You come from the hill by the lake.
It’s dotted with wooden huts that overlook the water.
On long Saturdays, campers sit on towels stretched below the summer sun—barefooted, knees bent. Or toss frisbees, rest on the rise and fall of a kindred’s chest, seek shade.
Come nightfall, heads tilt toward every star in a midsummer sky. Then they tuck behind bunks where, swallowed by shadows, they share a young kiss.
This is the hill where you trade secrets, wage war against waning memory, bear witness to time’s steady passage. To sunrises. To moonfalls.
You will stand at the edge of this hill, sunscreened and teeth-clenched, determined to swim the length of the lake outstretched beyond it.
You will skinny-dip and dance. Wonder and sing.
This is the hill that will watch you grow.
It sits atop a winding path off Upper Woods Road. You can go the back way if you like. Take the second left onto the dirt road that leads to Equinunk Creek. If you reach the cemetery by the church, you’ve gone too far.
Twenty years ago, I met your father there.
~
That April morning you were born, we rose before the sun. Walked in crisp dark air from the parking lot to the hospital doors. “Feels like camp weather,” I said.
Maybe I should tell you about the night before. We went out for Mexican, cleaned the car. We tucked your brothers into bed. Do you know my favorite days are the ordinary ones? Your Dad’s too.
Now I wait in front of the steely doors of the Operating Room, hair netted and IV-poled, haunted that I can’t see the end of our story. Can anyone? With Paul Kalanithi’s book by my hospital bedside, I wonder: what makes a life? And how does one make it last?
On other floors in this building, people are leaving this world, and here you’ve just arrived. The sunlight has yet to touch your skin. There’s something about hospitals, I think. All manner of humans gather, reduced to their most basic needs, to getting another day, to caring for each other. A hospital is a melting pot of humans helping humans.
That day, the world narrowed to a single hallway—industrial carpeting and floor-to-ceiling windows; my only goal to walk it up and then back down.
All else fell away.
On one of your first nights—the specific smell of the postpartum ward sitting in my nostrils—the melody for “Taps” slips past my lips as I sway to soothe you.
Where we’re from is woven into our words, our world. It is the sounds we start with, the notes we forever hum by heart…
~
Our life was like a song, even before you came along.
You come from the park bench drenched in lamplight in lower Manhattan where I said yes. From dancing in the little apartment on 12th Street and no phone calls till morning.
You come from late nights cruising a hand-me-down Camry along the New Jersey Turnpike, road trips through Western New York, diner coffee, living by the water.
You come from summer camp romances, train platform farewells, mix tapes.
You come from under the boardwalk, R.E.M. concerts in the pouring rain, and New Year’s Eve on the beach.

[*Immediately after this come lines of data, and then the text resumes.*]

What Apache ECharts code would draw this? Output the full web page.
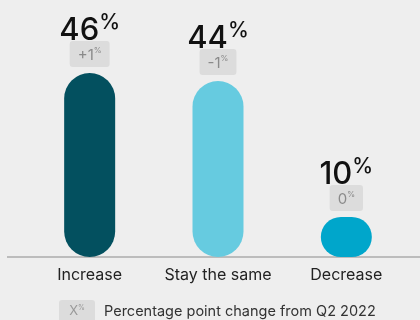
<!DOCTYPE html>
<html><head><meta charset="utf-8">
<script src="https://cdn.jsdelivr.net/npm/echarts@6/dist/echarts.min.js"></script>
<style>html,body{margin:0;padding:0;background:#eeeeee}#c{width:420px;height:320px}</style>
</head><body><div id="c"></div>
<script>
const categories = ['Increase', 'Stay the same', 'Decrease'];
const values = [46, 44, 10];
const changes = ['+1', '-1', '0'];
const legendText = 'Percentage point change from Q2 2022';

const barColors = ['#03505f', '#66cbe0', '#00a6cb'];
const FONT = 'Inter, "Noto Sans", sans-serif';

const chart = echarts.init(document.getElementById('c'), null, { renderer: 'canvas' });
chart.setOption({
  backgroundColor: '#eeeeee',
  animation: false,
  textStyle: { fontFamily: FONT },
  grid: { left: 25.5, right: 9.5, top: 57, bottom: 63 },
  xAxis: {
    type: 'category',
    data: categories,
    axisLine: { show: false },
    axisTick: { show: false },
    axisLabel: { interval: 0, fontSize: 16, color: '#222', margin: 10, fontFamily: FONT }
  },
  yAxis: { type: 'value', min: 0, max: 50, show: false, splitLine: { show: false } },
  series: [
    {
      type: 'bar',
      barWidth: 51,
      data: values.map((v, i) => ({ value: v, itemStyle: { color: barColors[i] } })),
      itemStyle: { borderRadius: 26 },
      label: {
        show: true,
        position: 'top',
        distance: 6,
        backgroundColor: '#dcdcdc',
        borderRadius: 3,
        padding: [6, 8, 4, 8],
        formatter: p => `{t|${changes[p.dataIndex]}}{p|%}`,
        rich: {
          t: { fontSize: 15, color: '#8a8a8a', fontFamily: FONT, lineHeight: 16, verticalAlign: 'bottom' },
          p: { fontSize: 8, color: '#8a8a8a', fontFamily: FONT, lineHeight: 12, verticalAlign: 'top' }
        }
      }
    },
    {
      type: 'bar',
      barWidth: 51,
      barGap: '-100%',
      data: values,
      itemStyle: { color: 'rgba(0,0,0,0)' },
      label: {
        show: true,
        position: 'top',
        distance: 27,
        formatter: p => `{n|${p.value}}{p|%}`,
        rich: {
          n: { fontSize: 31, fontWeight: 500, color: '#111', fontFamily: FONT, lineHeight: 34, verticalAlign: 'bottom' },
          p: { fontSize: 21, fontWeight: 500, color: '#111', fontFamily: FONT, lineHeight: 32, verticalAlign: 'top' }
        }
      }
    }
  ],
  graphic: [
    { type: 'line', shape: { x1: 7, y1: 257, x2: 420, y2: 257 }, style: { stroke: '#bcbcbc', lineWidth: 2 }, silent: true },
    { type: 'rect', shape: { x: 59, y: 300, width: 36, height: 24, r: 3 }, style: { fill: '#dcdcdc' } },
    { type: 'text', x: 77, y: 311, style: { text: '{x|X}{p|%}', align: 'center', verticalAlign: 'middle',
        rich: { x: { fontSize: 13, fill: '#999', fontFamily: FONT, lineHeight: 14, verticalAlign: 'bottom' },
                p: { fontSize: 7, fill: '#999', fontFamily: FONT, lineHeight: 10, verticalAlign: 'top' } } } },
    { type: 'text', x: 104, y: 312, style: { text: legendText, fontSize: 14.5, fill: '#333', fontFamily: FONT, verticalAlign: 'middle' } }
  ]
});
</script></body></html>
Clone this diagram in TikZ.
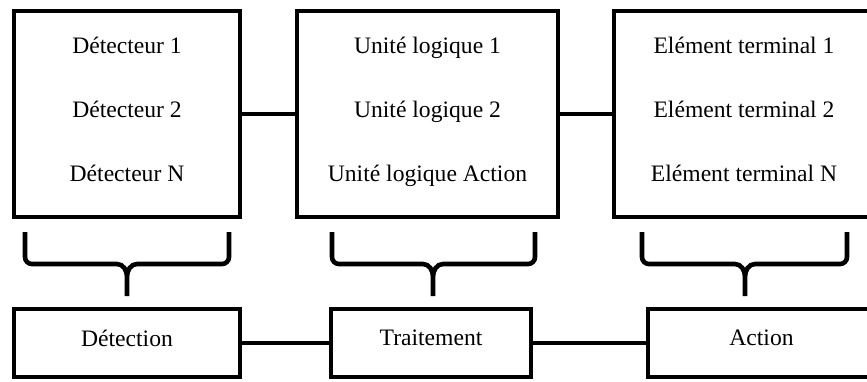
\documentclass[tikz,border=0pt]{standalone}
\usepackage{fontspec}
\setmainfont{Liberation Serif}
\usepackage{tikz}
\usetikzlibrary{positioning}
\tikzset{
    bigbox/.style={
        rectangle,
        draw=black,
        line width=2pt,
        align=center,
        text depth=5pt,
        minimum height=103pt,
        font=\fontsize{11.8}{32}\selectfont
    },
    stagebox/.style={
        rectangle,
        draw=black,
        line width=2pt,
        text depth=5pt,
        minimum height=34pt,
        font=\fontsize{11.8}{14}\selectfont
    },
    link/.style={
        draw=black,
        line width=2pt
    },
    bracket/.style={
        draw=black,
        line width=2.3pt
    }
}
\begin{document}
\begin{tikzpicture}[x=0.5pt, y=-0.5pt]
\useasboundingbox (0,0) rectangle (867,381);

% Upper row
\node[bigbox, minimum width=113pt] (det) at (127,114) {D\'etecteur 1\\D\'etecteur 2\\D\'etecteur N};
\node[bigbox, minimum width=130.5pt] (unit) at (427.5,114) {Unit\'e logique 1\\Unit\'e logique 2\\Unit\'e logique Action};
\node[bigbox, minimum width=130pt] (elem) at (744,114) {El\'ement terminal 1\\El\'ement terminal 2\\El\'ement terminal N};

% Lower row
\node[stagebox, minimum width=113pt] (detect) at (127,343) {D\'etection};
\node[stagebox, minimum width=100pt] (trait) at (431,343) {Traitement};
\node[stagebox, minimum width=113.5pt] (act) at (761.5,343) {Action};

% Connections
\draw[link] (det) -- (unit);
\draw[link] (unit) -- (elem);
\draw[link] (detect) -- (trait);
\draw[link] (trait) -- (act);

% Braces
\draw[bracket] (25,232) -- (25,257) to[out=-90,in=180] (32,264) -- (117,264) to[out=0,in=90] (127,277) -- (127,296)
    (229,232) -- (229,257) to[out=-90,in=0] (222,264) -- (137,264) to[out=180,in=90] (127,277);
\draw[bracket] (332,232) -- (332,257) to[out=-90,in=180] (339,264) -- (423,264) to[out=0,in=90] (433,277) -- (433,296)
    (535,232) -- (535,257) to[out=-90,in=0] (528,264) -- (443,264) to[out=180,in=90] (433,277);
\draw[bracket] (642,232) -- (642,257) to[out=-90,in=180] (649,264) -- (735,264) to[out=0,in=90] (745,277) -- (745,296)
    (847,232) -- (847,257) to[out=-90,in=0] (840,264) -- (755,264) to[out=180,in=90] (745,277);

\end{tikzpicture}
\end{document}
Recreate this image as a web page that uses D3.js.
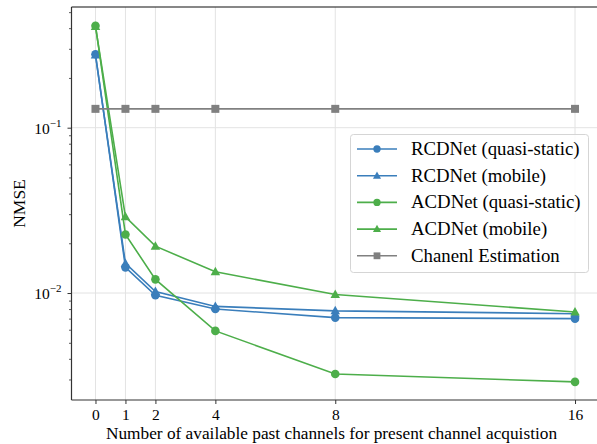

You come from Old Friends and Bleecker Street, Feelin’ Groovy and April Come She Will.
Hello lamppost, whatcha knowin’ and the only truth I know is you.
You come from two apartments and then a house on the south side of Philadelphia, with a stoop to sit on and a park across the street.
You come from Magnolia cupcakes, study lounges off dim hallways, long dinners with old friends, port wine.
You come from fireflies and 4 AM.
You come from Bunk 53, second to last room on the right.
You come from three sons in quick succession followed by a pause.
And then you came.

~
On our way home, we wheeled past the recovery room, retracing our steps from days—decades?—ago. You come from there too.
And while we were inside, the seasons changed. The chill was gone from the air and spring had settled in its stead. Get used to it, my girl. Everything will move just a bit faster than you might like.
We left that room behind, where we first uttered your name. Lane Marlowe.
Lane for where we’ve been, what lies ahead.
And Marlowe means “from the hill by the lake.”
We’re all from somewhere.
Where we’re going, no one can know.
But you, my girl. You come from the hill by the lake.